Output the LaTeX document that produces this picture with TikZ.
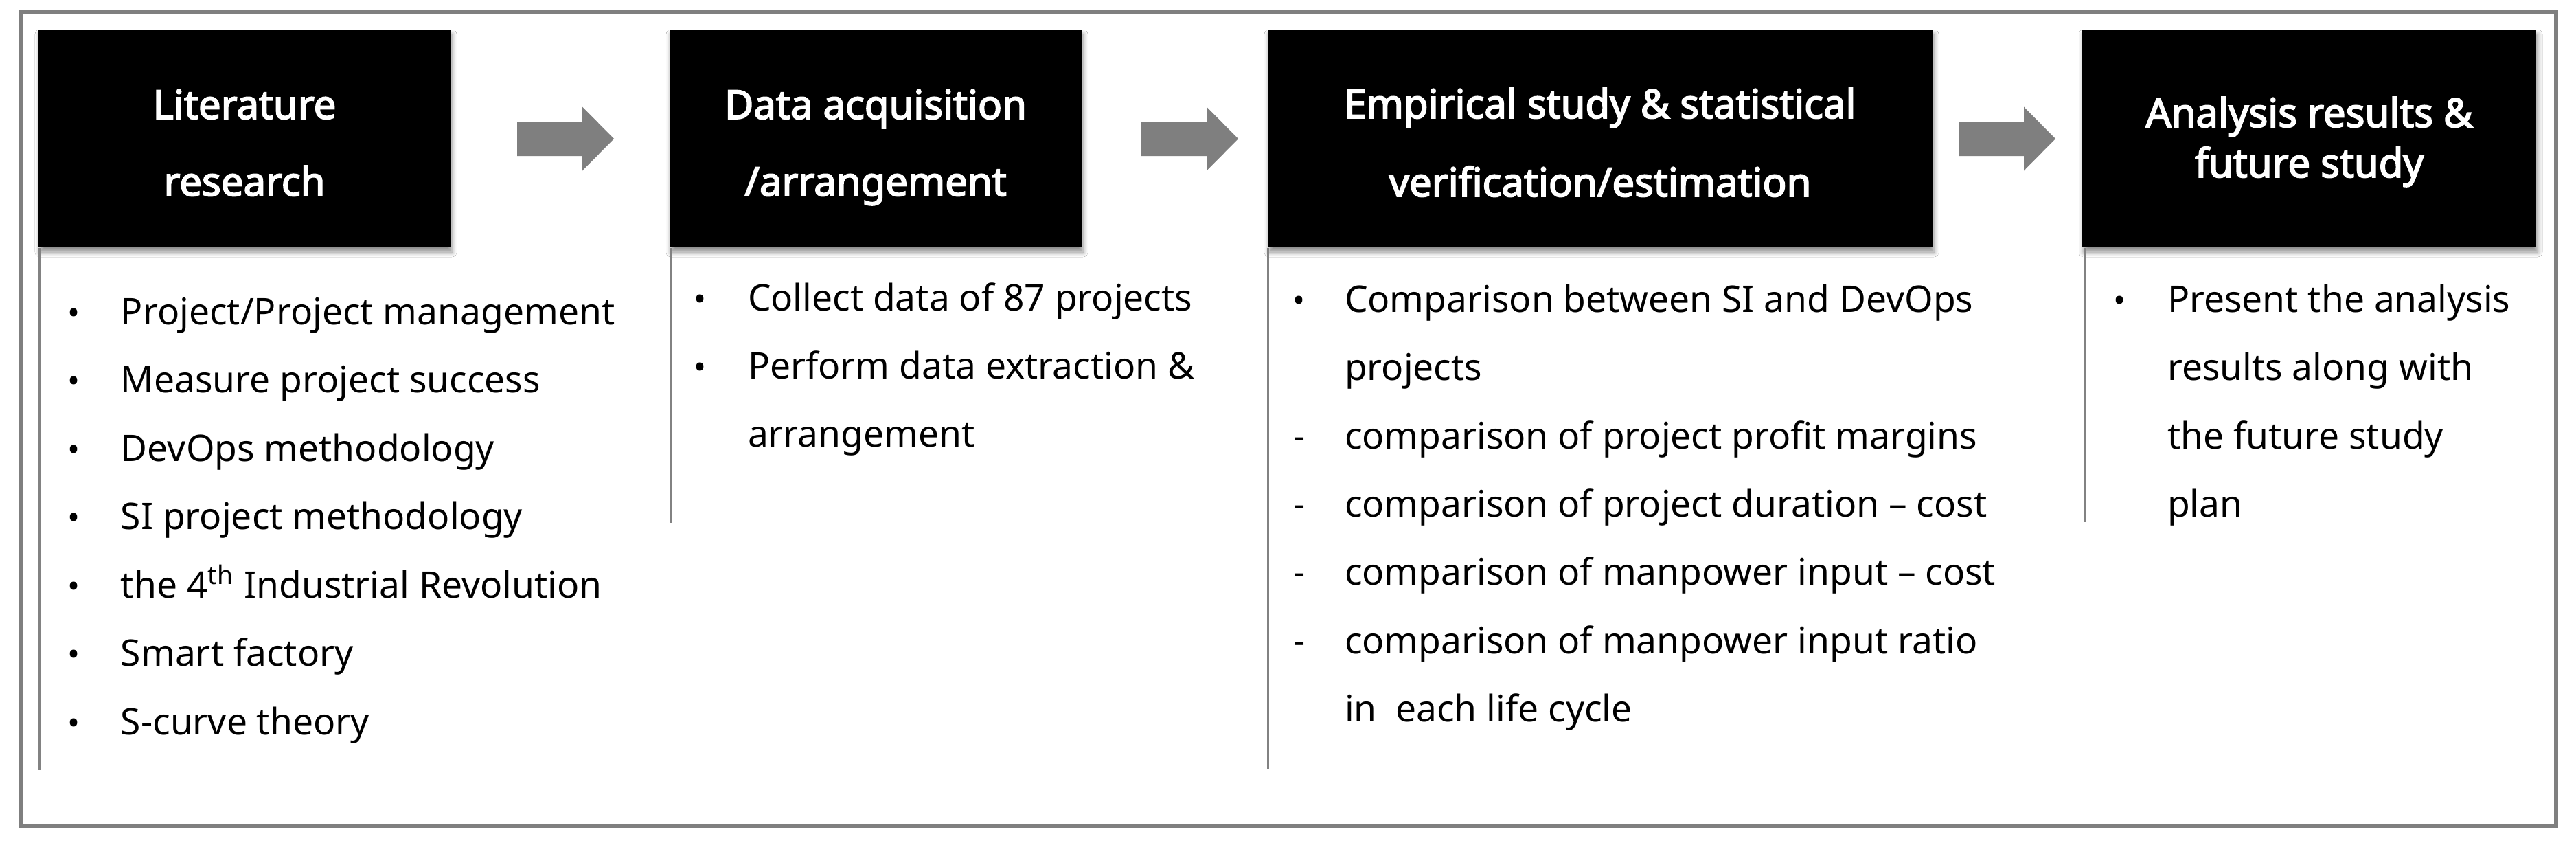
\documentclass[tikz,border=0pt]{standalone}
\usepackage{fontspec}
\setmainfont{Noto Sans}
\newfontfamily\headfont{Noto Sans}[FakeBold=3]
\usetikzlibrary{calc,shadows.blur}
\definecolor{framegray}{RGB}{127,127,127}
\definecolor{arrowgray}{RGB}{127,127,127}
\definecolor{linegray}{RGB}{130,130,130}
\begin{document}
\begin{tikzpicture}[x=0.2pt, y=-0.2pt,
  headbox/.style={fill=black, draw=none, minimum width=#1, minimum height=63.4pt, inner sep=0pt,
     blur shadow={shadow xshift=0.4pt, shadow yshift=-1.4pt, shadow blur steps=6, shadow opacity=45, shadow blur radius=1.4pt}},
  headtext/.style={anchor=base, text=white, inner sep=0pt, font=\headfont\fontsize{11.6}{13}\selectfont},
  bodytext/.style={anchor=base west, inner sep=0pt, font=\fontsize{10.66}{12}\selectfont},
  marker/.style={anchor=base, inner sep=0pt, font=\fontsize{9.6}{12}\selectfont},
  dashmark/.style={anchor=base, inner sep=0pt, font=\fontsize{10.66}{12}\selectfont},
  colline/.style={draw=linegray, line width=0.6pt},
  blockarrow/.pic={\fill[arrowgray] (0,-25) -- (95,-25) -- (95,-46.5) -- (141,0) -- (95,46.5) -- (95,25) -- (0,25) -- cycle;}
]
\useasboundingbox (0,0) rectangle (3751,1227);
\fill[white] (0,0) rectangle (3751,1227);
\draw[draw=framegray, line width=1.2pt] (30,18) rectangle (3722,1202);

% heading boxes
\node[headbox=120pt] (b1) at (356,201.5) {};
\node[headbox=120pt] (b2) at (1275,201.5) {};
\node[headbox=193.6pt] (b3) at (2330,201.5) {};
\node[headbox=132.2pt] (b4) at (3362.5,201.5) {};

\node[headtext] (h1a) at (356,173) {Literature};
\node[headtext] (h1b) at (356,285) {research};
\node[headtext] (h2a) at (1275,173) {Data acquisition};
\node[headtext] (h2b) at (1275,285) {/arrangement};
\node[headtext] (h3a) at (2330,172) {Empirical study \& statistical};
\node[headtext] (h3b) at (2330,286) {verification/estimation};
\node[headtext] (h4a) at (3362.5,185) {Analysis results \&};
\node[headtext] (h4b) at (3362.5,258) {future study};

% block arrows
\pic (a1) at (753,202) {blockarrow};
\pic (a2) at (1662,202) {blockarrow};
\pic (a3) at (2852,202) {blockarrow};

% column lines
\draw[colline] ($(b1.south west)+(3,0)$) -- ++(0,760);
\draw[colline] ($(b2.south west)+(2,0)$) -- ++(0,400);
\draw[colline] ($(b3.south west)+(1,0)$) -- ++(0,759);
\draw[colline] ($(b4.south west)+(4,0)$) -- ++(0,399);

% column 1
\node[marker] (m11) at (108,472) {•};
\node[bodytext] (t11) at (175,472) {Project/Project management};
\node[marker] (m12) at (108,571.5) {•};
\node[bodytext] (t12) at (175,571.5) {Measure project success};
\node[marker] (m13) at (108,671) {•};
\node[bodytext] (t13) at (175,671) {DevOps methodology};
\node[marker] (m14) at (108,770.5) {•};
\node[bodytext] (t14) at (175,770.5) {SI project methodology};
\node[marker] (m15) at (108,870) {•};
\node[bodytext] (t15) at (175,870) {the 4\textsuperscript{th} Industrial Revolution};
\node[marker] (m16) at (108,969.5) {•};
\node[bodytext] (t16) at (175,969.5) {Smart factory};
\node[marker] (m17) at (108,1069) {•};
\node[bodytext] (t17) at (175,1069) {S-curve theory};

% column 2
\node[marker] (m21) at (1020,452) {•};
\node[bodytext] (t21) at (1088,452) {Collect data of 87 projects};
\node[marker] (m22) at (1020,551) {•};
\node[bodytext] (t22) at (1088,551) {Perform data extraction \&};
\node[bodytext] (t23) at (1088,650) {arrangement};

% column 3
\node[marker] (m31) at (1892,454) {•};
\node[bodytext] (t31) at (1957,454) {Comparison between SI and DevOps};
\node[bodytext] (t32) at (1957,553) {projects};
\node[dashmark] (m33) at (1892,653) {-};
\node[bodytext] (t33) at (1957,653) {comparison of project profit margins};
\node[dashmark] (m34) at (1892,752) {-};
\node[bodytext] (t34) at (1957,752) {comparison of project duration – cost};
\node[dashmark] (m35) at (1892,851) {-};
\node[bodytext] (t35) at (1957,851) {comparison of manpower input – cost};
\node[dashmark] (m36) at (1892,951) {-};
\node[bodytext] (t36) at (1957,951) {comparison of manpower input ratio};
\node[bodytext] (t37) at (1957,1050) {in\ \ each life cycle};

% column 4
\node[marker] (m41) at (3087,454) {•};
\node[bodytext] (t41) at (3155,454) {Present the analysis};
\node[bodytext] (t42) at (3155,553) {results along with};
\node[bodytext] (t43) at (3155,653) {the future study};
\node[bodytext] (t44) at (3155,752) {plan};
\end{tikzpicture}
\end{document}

════════

Identify every line where the string "with" appears.

Output the LaTeX document that produces this picture with TikZ.
\node[bodytext] (t42) at (3155,553) {results along with};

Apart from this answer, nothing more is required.